The Villain of Old Boy

First of all this is going to be major spoilers for Old Boy, so if you don’t want that (and you shouldn’t) stop reading now. I mean it, that movie kicks ass, if you haven’t seen it and you have the stomach for brutal emotional devastation it needs to go on your must-watch list immediately. This last sentence and the one after it are mostly to make sure that the auto-publish pagebreak occurs before I get to any actual content.

Okay? Are we good? I think we’re good. The primary antagonist of Old Boy, Lee Woo-Jin, is a fascinatingly intricate character, and like any good villain he reveals an interesting aspect of the protagonist. Obviously he goes to incredible, perhaps even inhuman lengths to punish Oh Dae-Su for his crime. Let’s consider briefly what he needed to do in order to reach the heights of villainy he achieves in the movie:

  • Not allow the trauma of the death of his lover prevent him from material success.
  • Become financially successful and skillful enough that he becomes the head of a multi-million dollar trading conglomerate.
  • Hold on to his yearning for vengeance through several decades without letting it interfere with his normal life or his planning/execution of said revenge.
  • Know how to convert his financial holdings into the formation and maintenance of contacts capable of locating, surveying, and perhaps subtly manipulating any given individual.

    That’s a lot to ask of a person, to the point that it is almost literally unbelievable. Lee Woo-Jin is an incredible person. He must have had, at highschool age, the dedication necessary to metabolize rage and grief into studying and training in order to have climbed as far up the corporate ladder as fast as he did. Unless his family was already rich, he must’ve also maintained an industriousness that would fund the prestigious schools he’s need to attend and a charisma that’d give him access to the social class he was aspiring towards.

    Lee could’ve already been aiming to become a corporate success before he started his path for revenge, of course. But his strength of character to keep himself on that path despite the intense trauma he experienced is nonetheless impressive. And however justified you may think his actions are or are not regarding his revenge on Oh Dae-Su, there’s no denying that he was, however indirectly, a cause of the worst thing to ever happen in Lee’s life. He watched his sister, and his lover, kill herself and failed to save her. The weight of that trauma is literally unimaginable. It does ultimately claim him, as we see at the end that his devotion to his sister was so great that once she is avenged he sees no reason to continue living, even after all that he has accomplished. I would expect an average person would be overwhelmed by grief, unable to function in normal society and possibly even ready to resign themselves to death after the passing of a few days, much less decades.

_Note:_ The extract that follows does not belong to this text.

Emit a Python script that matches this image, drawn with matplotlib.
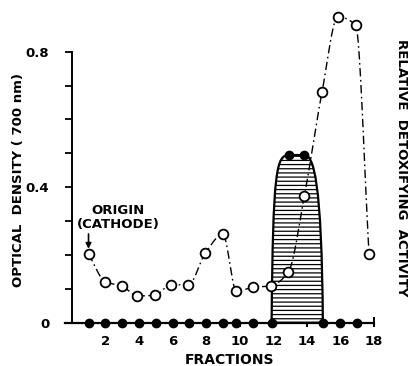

    But Lee Woo-Jin is not average, he is exceptional. And that exceptionality provides an interesting comment on Oh Dae-Su’s character. Because, while many other directors might’ve chalked up his crossing someone like Lee Woo-Jin to rotten luck, Park Chan-Wook takes an opportunity with their history to reinforce one of the main themes of the movie, that being the inevitability of fate. Remember, during the “hero’s” incarceration he makes a list of every bad thing he has ever done, every person he has ever wronged, as he tries to determine who might have cause to imprison and torture him.

    There are two noteworthy things about this. One is that as he does so, he fills up over a dozen notebooks. I want you to think, honestly think carefully, of how many crimes, large or small, that you have committed. Could you fill up even five? Do you honestly think it would actually take up all of one? No normal person has lived a life so filled with sin that they could create encyclopedias dedicated to them. Oh Dae-Su is also incredible, for a different reason; he truly is a despicable human being. And the degree of his indifference to this fact is revealed in another, related fact: after writing all of that out Lee Woo-Jin and his sister are not on the list! Granted, he was unaware of the repercussions of his gossip after spying on them, but nonetheless, if he remembered them at all he should’ve considered revealing their secret to be a crime against them. Of course, as we see, that’s a pretty big “if.”

    The simple fact is that the protagonist cared precious little about the harm he did to his fellow man. He acted with wanton spite against what appears to be nearly everyone he came across. Behaving as he did, it’s actually no wonder that eventually one of the myriad people he would sleight would be someone as exceptional as Lee Woo-Jin. In this way, Oh Dae-Su was fated to eventually do something that would attract the vengeance of the most exceptional student in his school. He was always going to one day be a jerk to the wrong person, and that person was always going to be Lee Woo-Jin. He is not merely a particularly strong-willed, talented, and twisted individual; he is a divine instrument of destiny itself.